We singled out Amazon for a boycott, among the thousands of companies that have obtained software patents, because Amazon is among the few that have gone so far as to actually sue someone. That makes them an egregious offender. Most software patent holders say they have software patents “for defensive purposes.” to press for cross-licensing in case they are threatened with patent lawsuits. Since this is a real strategy for self-defense, many of these patent holders could mean what they say. But this excuse is not available for Amazon, because they fired the first shot.

Bezos's letter reaffirms Amazon's continuing intention to engage in unrestricted patent warfare, saying that the decision of when and where to attack will be decided by “business reasons.” I would gladly join Bezos in supporting a bill to limit software patents to 3 or 5 years, but I believe we must continue to criticize and boycott Amazon until such a bill is actually adopted—or until Amazon makes some other suitable change in its own conduct to justify a change in ours.

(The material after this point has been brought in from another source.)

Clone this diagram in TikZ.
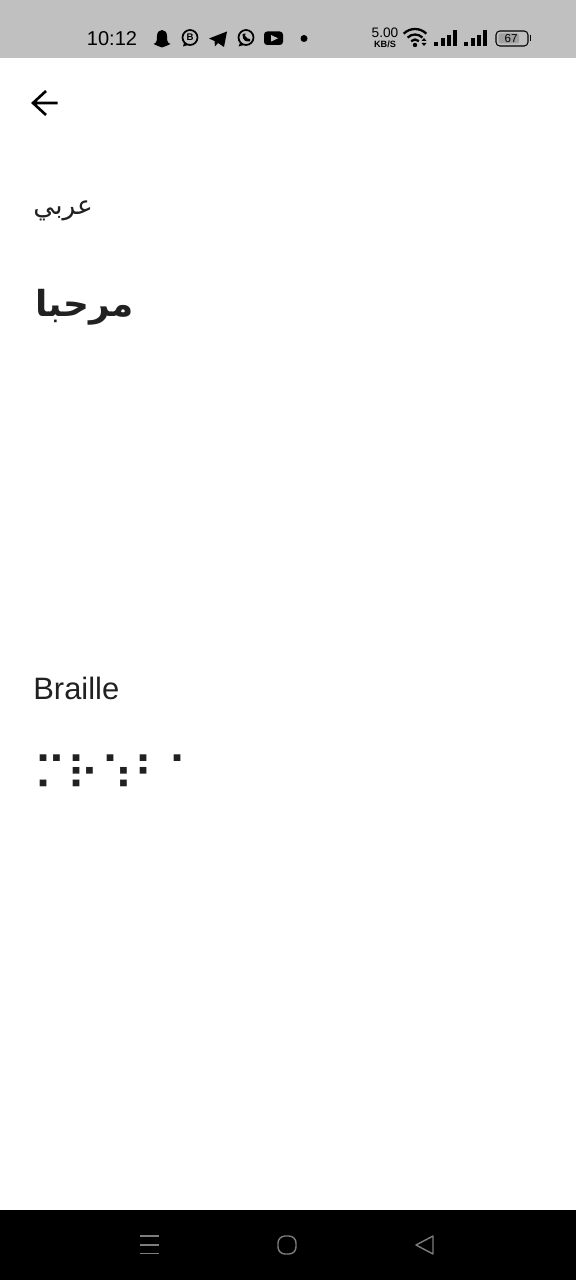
\documentclass[tikz,border=0pt]{standalone}
\usepackage{fontspec}
\setmainfont{Liberation Sans}
\newfontfamily\arabicfont[Script=Arabic]{DejaVu Sans}
\newfontfamily\braillefont{DejaVu Sans}
\TeXXeTstate=1
\usetikzlibrary{arrows.meta,positioning}
\definecolor{barGray}{RGB}{192,192,192}
\definecolor{inkDark}{RGB}{33,33,33}
\definecolor{navGray}{RGB}{125,125,125}
\definecolor{battFill}{RGB}{160,160,160}
\tikzset{
  label/.style={inner sep=0pt,text=inkDark,anchor=west},
  statustext/.style={inner sep=0pt,text=black},
  icon/.style={fill=black,draw=none},
  ring/.style={draw=black,line width=1pt,fill=none},
  navicon/.style={draw=navGray,line width=0.8pt,fill=none,line join=round}
}
\begin{document}
\begin{tikzpicture}[x=0.02cm,y=-0.02cm]
  \useasboundingbox (0,0) rectangle (576,1280);
  \fill[white] (0,0) rectangle (576,1280);
  \fill[barGray] (0,0) rectangle (576,58);
  \fill[black] (0,1210) rectangle (576,1280);

  % status bar
  \node[statustext,font=\fontsize{11.4pt}{13pt}\selectfont] (clock) at (112,38.5) {10:12};
  \fill[icon] (153.5,44) .. controls (157,43) and (157,40) .. (157,36) .. controls (157,28) and (167,28) .. (167,36) .. controls (167,40) and (167,43) .. (170.5,44) -- (166,46) -- (162,47.5) -- (158,46) -- cycle;
  \draw[ring] (190,37.5) circle (7.5);
  \fill[icon] (184,43) -- (183,46.5) -- (188,45) -- cycle;
  \node[statustext,font=\fontsize{5.5pt}{6pt}\selectfont\bfseries] (bizmark) at (190,37.5) {B};
  \fill[icon] (209,38.5) -- (227,31.5) -- (224,47) -- (218,43) -- (215,46.5) -- (214.5,41) -- cycle;
  \draw[ring] (246,37.5) circle (7.5);
  \fill[icon] (240,43) -- (238.5,46.5) -- (244,45) -- cycle;
  \fill[icon] (242.5,34) .. controls (243,42) and (246,41.5) .. (250,41.5) -- (250,39) -- (247.5,38.5) -- (245,36) -- (245.5,33.5) -- cycle;
  \fill[icon,rounded corners=1.8pt] (264,31.5) rectangle (283,45);
  \fill[barGray] (271,35) -- (278,38.3) -- (271,41.6) -- cycle;
  \fill[icon] (304,38.5) circle (3.5);

  % speed and network
  \node[statustext,font=\fontsize{7.8pt}{8pt}\selectfont] (speed) at (385,33) {5.00};
  \node[statustext,font=\fontsize{5.2pt}{6pt}\selectfont\bfseries] (unit) at (385,44) {KB/S};
  \foreach \r in {5.5,10.5,16}
    \draw[black,line width=1.3pt] (415,45)++(-135:\r) arc[start angle=-135,end angle=-45,radius=\r];
  \fill[icon] (415,45) circle (2.2);
  \fill[icon] (424,38) -- (426.5,41) -- (421.5,41) -- cycle;
  \fill[icon] (424,46) -- (426.5,43) -- (421.5,43) -- cycle;
  \foreach \x/\h in {436/42,442.5/38,448.5/35,454.5/30,466/42,472.5/38,478.5/35,485/30}
    \fill[icon] (\x-2,46.5) rectangle (\x+2,\h);
  \draw[black,line width=0.6pt,rounded corners=2.2pt] (496,31) rectangle (528,46);
  \fill[battFill,rounded corners=1.2pt] (498.5,33.5) rectangle (519,43.5);
  \fill[icon] (529.5,35.5) rectangle (531,41.5);
  \node[statustext,font=\fontsize{6.6pt}{8pt}\selectfont] (level) at (511,38.5) {67};

  % back arrow
  \coordinate (backtail) at (57.5,103);
  \coordinate (backtip) at (33,103);
  \draw[black,line width=1.5pt,line join=miter] (backtail) -- (backtip) (46,91) -- (backtip) -- (46,115);

  % contents
  \node[label,font=\fontsize{15pt}{18pt}\arabicfont] (arabichead) at (33,211) {\beginR عربي\endR};
  \node[label,font=\fontsize{20.4pt}{24pt}\arabicfont\bfseries] (arabicword) at (35,307) {\beginR مرحبا\endR};
  \node[label,font=\fontsize{17.6pt}{20pt}\selectfont] (braillehead) at (33,688) {Braille};
  \node[label,font=\fontsize{26pt}{30pt}\braillefont] (brailleword) at (33,773) {⠍⠗⠱⠃⠁};

  % navigation bar
  \foreach \y in {1236,1245,1253.5}
    \draw[navicon] (140,\y) -- (159,\y);
  \draw[navicon,rounded corners=4pt] (278,1236) rectangle (296,1254);
  \draw[navicon] (416,1245) -- (433,1236) -- (433,1254) -- cycle;
\end{tikzpicture}
\end{document}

This does not mean insisting that Amazon must go so far as to terminate its own patents. Deterrence with patents is an inadequate defense against aggressors armed with patents, but it is the only defense, so I would not ask Amazon (or anyone) to refrain from using patents for self-defense or for collective security. Rather, Amazon and other software patent holders should abjure the use of patents for aggression, and adopt a no-first-use policy. If Amazon does this, in an irrevocable and binding way, I would have no further criticism of Amazon.